By a happy quirk of fate, within two days two new potential candidates arrived; following a trend, they were both Australians.

‘So do you guys pat him?’ asked Courtney, one of the new trainees.

‘Not so much,’ Adrian answered.

‘Hmmph,’ said Courtney, and I knew that just like me a month earlier, he was imagining that by the end of his stint he would have Roy on a string, and that they would have become great buddies. The truth is that I did pat Roy, but not often, and only when we were in the safest areas. Affection usually generated excitement, and excitement led to jumping, so love was limited between us, even with the new respect and fonder feelings I had for Roy.

‘Just so you know,’ I explained, remembering my own earlier arrogance, ‘if you’ve ever owned a cat and therefore think you know how to handle a puma, you don’t. It would be like playing with sharks because you once owned a goldfish.’

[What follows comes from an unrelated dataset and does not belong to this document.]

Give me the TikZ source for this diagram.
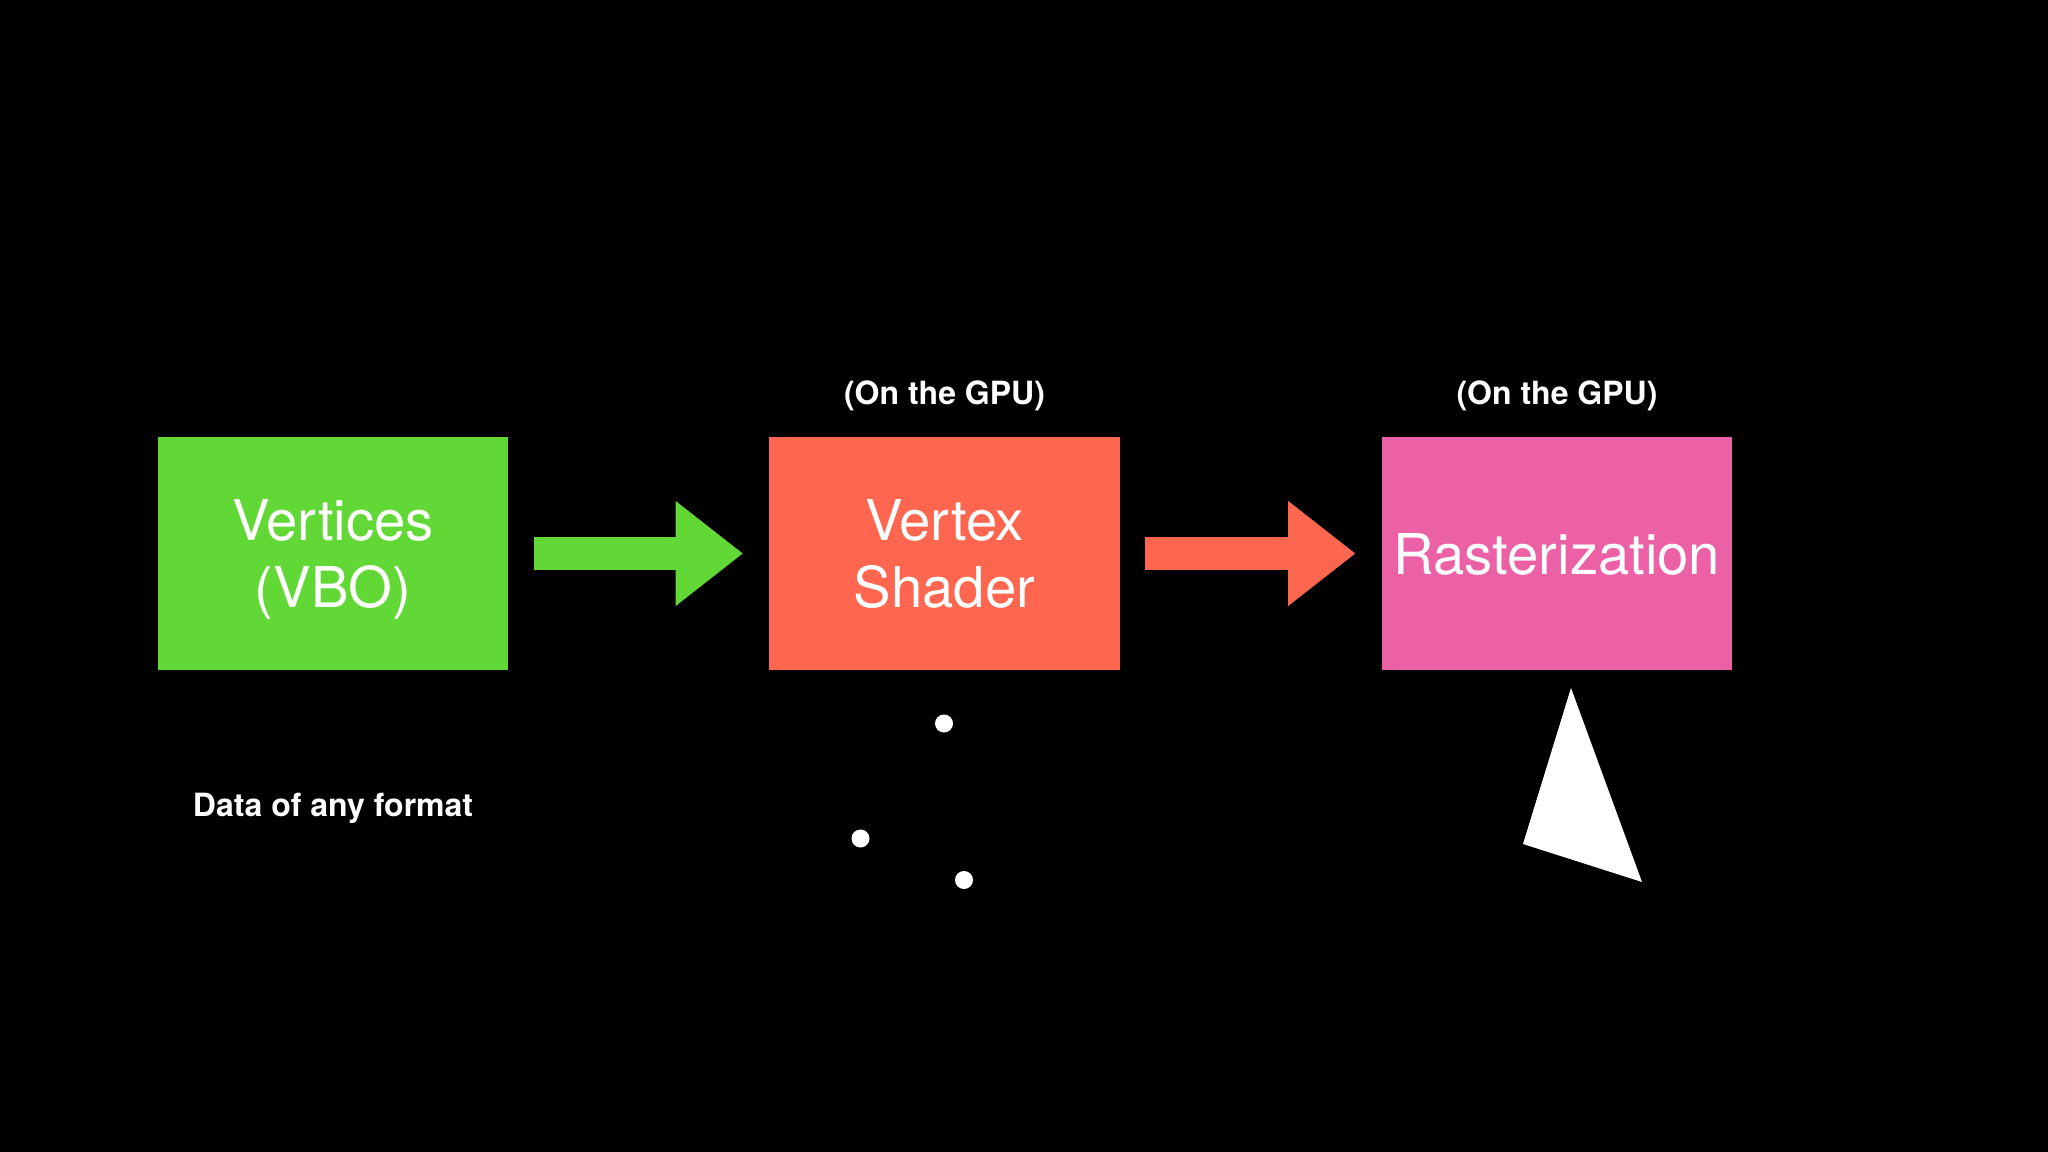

It only took Courtney one turn on lead to shake his confidence. Roy’s crazy face was unsettling enough, but just like me, Courtney wasn’t prepared for the shock of actually being bitten by a puma. And Roy went after him, jumping him often and with a degree of venom I didn’t recall experiencing during my own training, only a month before.

‘You know what,’ said Courtney after a few days. ‘I’m not interested in being his buddy anymore. I just want to make it through the month.’

I grinned broadly at this. Courtney looked at me questioningly, so I explained that I’d experienced exactly what he was going through, and presumably so had any number of Roy Boys through the seven years Roy had been at Machia.

I left Machia just as the rains arrived, coming down with a fury as they had on the day when everything was my knee’s fault. I was glad to get out before the rains hit too hard, making the trails unmanageable, but I also felt wistful to be leaving when I’d only just begun to have fun with Roy. I had started to respect as well as like him: he was a real puma.